### [DATA SUPPLIED]

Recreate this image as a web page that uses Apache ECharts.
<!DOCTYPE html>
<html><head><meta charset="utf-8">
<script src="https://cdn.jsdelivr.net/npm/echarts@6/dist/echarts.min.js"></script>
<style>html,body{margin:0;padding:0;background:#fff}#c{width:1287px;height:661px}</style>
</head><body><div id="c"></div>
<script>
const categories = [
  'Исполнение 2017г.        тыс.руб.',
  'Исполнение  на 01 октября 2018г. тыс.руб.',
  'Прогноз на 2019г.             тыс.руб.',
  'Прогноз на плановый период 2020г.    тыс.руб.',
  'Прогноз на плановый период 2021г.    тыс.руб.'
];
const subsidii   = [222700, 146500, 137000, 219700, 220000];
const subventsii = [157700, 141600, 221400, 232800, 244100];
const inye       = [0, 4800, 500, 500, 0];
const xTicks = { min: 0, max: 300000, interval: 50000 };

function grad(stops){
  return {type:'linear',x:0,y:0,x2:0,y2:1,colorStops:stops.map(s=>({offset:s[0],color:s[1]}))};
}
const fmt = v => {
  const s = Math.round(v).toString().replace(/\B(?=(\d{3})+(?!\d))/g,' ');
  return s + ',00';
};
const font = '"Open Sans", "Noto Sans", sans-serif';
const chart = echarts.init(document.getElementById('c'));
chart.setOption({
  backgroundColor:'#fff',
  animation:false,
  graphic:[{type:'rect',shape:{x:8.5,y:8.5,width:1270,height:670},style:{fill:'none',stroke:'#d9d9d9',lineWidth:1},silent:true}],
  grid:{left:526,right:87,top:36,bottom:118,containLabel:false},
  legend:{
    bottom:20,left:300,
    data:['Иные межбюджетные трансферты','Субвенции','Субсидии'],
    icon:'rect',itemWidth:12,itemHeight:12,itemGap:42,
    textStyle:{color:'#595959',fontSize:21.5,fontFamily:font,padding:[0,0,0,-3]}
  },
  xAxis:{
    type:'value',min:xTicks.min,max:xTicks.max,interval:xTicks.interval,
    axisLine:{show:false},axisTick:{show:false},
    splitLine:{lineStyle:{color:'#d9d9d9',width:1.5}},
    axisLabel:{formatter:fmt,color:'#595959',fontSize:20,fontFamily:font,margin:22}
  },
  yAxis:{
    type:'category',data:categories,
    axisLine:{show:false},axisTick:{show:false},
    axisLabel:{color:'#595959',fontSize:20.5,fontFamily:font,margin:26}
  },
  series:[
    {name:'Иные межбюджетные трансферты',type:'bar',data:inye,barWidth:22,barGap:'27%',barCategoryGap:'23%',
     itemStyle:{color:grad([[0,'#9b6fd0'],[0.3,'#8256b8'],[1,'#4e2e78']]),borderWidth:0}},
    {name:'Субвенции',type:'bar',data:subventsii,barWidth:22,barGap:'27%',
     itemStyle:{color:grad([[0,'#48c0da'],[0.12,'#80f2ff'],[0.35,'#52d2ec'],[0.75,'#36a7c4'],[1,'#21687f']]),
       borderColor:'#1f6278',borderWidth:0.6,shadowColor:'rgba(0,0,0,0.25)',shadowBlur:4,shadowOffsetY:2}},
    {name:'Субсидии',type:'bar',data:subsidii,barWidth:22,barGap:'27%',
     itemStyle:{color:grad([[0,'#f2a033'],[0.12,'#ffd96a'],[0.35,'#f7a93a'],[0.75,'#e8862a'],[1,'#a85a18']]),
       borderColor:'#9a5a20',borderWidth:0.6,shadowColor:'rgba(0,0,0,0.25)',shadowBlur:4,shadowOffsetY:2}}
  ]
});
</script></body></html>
==
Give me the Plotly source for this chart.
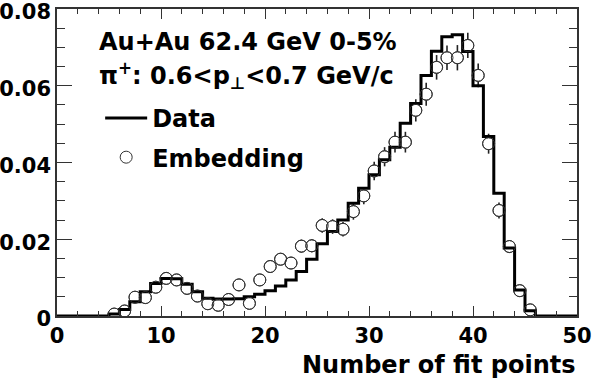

### [EXERCISE AIM]
Look through the data above. Each line containing the word "this" needs to be copied.

### [EXERCISE RESPONSE]
Recreate this image as a web page that uses Apache ECharts.
Give me the Plotly source for this chart.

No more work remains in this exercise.